= TASK DIRECTIONS =
Pictures are not part of the copy. Retype the lines from the first one through the line that contains "(P13) at (331.7,301.7);".

start DATA SHOWN

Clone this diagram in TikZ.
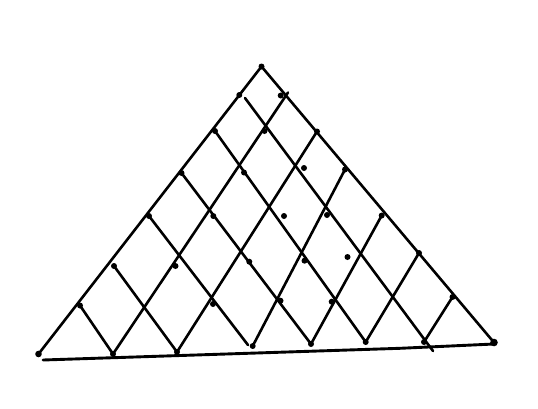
\documentclass[tikz,border=0pt]{standalone}
\tikzset{
  stroke/.style={line width=2.6pt, black, line cap=round},
  basestroke/.style={line width=2.9pt, black, line cap=round},
  pt/.style={fill=black},
}
\begin{document}
\begin{tikzpicture}[x=1pt,y=-1pt]
\useasboundingbox[fill=white] (0,0) rectangle (538,408);
% side dots
\coordinate (A) at (261.5,66.5);
\coordinate (L1) at (239.3,95);
\coordinate (L2) at (215,131);
\coordinate (L3) at (181.5,173);
\coordinate (L4) at (149,216);
\coordinate (L5) at (114,266);
\coordinate (L6) at (80,305.5);
\coordinate (LC) at (38.5,354);
\coordinate (R1) at (280.7,95.5);
\coordinate (R2) at (317,131.5);
\coordinate (R3) at (345,169.5);
\coordinate (R4) at (381.7,215.5);
\coordinate (R5) at (419,253);
\coordinate (R6) at (452.5,297);
\coordinate (RC) at (494,342.5);
\coordinate (B1) at (113,354);
\coordinate (B2) at (177,352);
\coordinate (B3) at (252.7,346);
\coordinate (B4) at (311,344);
\coordinate (B5) at (365.7,342);
\coordinate (B6) at (424,342);
% free line ends
\coordinate (L1s) at (245,98);
\coordinate (L1e) at (433,351);
\coordinate (R1s) at (288,92.5);
\coordinate (L4e) at (248,345);
\coordinate (base0) at (43,360);
\coordinate (base1) at (400,348.3);
\coordinate (base2) at (494,344);
% interior dots
\coordinate (P1) at (264.5,131);
\coordinate (P2) at (244,172.5);
\coordinate (P3) at (304,168);
\coordinate (P4) at (213.3,216);
\coordinate (P5) at (284,216);
\coordinate (P6) at (327,215);
\coordinate (P7) at (175.5,266);
\coordinate (P8) at (249.3,261.7);
\coordinate (P9) at (304.5,260.7);
\coordinate (P10) at (347.5,257);
\coordinate (P11) at (213,304);
\coordinate (P12) at (280.5,300.7);
\coordinate (P13) at (331.7,301.7);

% outline
\draw[stroke] (LC) -- (A) -- (RC);
\draw[basestroke] (base0) -- (base1) -- (base2);
% lines parallel to the right side
\draw[stroke] (L1s) -- (L1e);
\draw[stroke] (L2) -- (B5);
\draw[stroke] (L3) -- (B4);
\draw[stroke] (L4) -- (L4e);
\draw[stroke] (L5) -- (B2);
\draw[stroke] (L6) -- (B1);
% lines parallel to the left side
\draw[stroke] (R1s) -- (B1);
\draw[stroke] (R2) -- (B2);
\draw[stroke] (R3) -- (B3);
\draw[stroke] (R4) -- (B4);
\draw[stroke] (R5) -- (B5);
\draw[stroke] (R6) -- (B6);

% dots
\foreach \p in {A,L1,L2,L3,L4,L5,L6,R1,R2,R3,R4,R5,R6,B1,B2,B3,B4,B5,B6}
  \fill[pt] (\p) circle (3pt);
\fill[pt] (LC) circle (3.3pt);
\fill[pt] (RC) circle (3.8pt);
\foreach \p in {P1,P2,P3,P4,P5,P6,P7,P8,P9,P10,P11,P12,P13}
  \fill[pt] (\p) circle (3pt);
\end{tikzpicture}
\end{document}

end DATA SHOWN

= EXERCISE RESULT =
Clone this diagram in TikZ.
\documentclass[tikz,border=0pt]{standalone}
\tikzset{
  stroke/.style={line width=2.6pt, black, line cap=round},
  basestroke/.style={line width=2.9pt, black, line cap=round},
  pt/.style={fill=black},
}
\begin{document}
\begin{tikzpicture}[x=1pt,y=-1pt]
\useasboundingbox[fill=white] (0,0) rectangle (538,408);
% side dots
\coordinate (A) at (261.5,66.5);
\coordinate (L1) at (239.3,95);
\coordinate (L2) at (215,131);
\coordinate (L3) at (181.5,173);
\coordinate (L4) at (149,216);
\coordinate (L5) at (114,266);
\coordinate (L6) at (80,305.5);
\coordinate (LC) at (38.5,354);
\coordinate (R1) at (280.7,95.5);
\coordinate (R2) at (317,131.5);
\coordinate (R3) at (345,169.5);
\coordinate (R4) at (381.7,215.5);
\coordinate (R5) at (419,253);
\coordinate (R6) at (452.5,297);
\coordinate (RC) at (494,342.5);
\coordinate (B1) at (113,354);
\coordinate (B2) at (177,352);
\coordinate (B3) at (252.7,346);
\coordinate (B4) at (311,344);
\coordinate (B5) at (365.7,342);
\coordinate (B6) at (424,342);
% free line ends
\coordinate (L1s) at (245,98);
\coordinate (L1e) at (433,351);
\coordinate (R1s) at (288,92.5);
\coordinate (L4e) at (248,345);
\coordinate (base0) at (43,360);
\coordinate (base1) at (400,348.3);
\coordinate (base2) at (494,344);
% interior dots
\coordinate (P1) at (264.5,131);
\coordinate (P2) at (244,172.5);
\coordinate (P3) at (304,168);
\coordinate (P4) at (213.3,216);
\coordinate (P5) at (284,216);
\coordinate (P6) at (327,215);
\coordinate (P7) at (175.5,266);
\coordinate (P8) at (249.3,261.7);
\coordinate (P9) at (304.5,260.7);
\coordinate (P10) at (347.5,257);
\coordinate (P11) at (213,304);
\coordinate (P12) at (280.5,300.7);
\coordinate (P13) at (331.7,301.7);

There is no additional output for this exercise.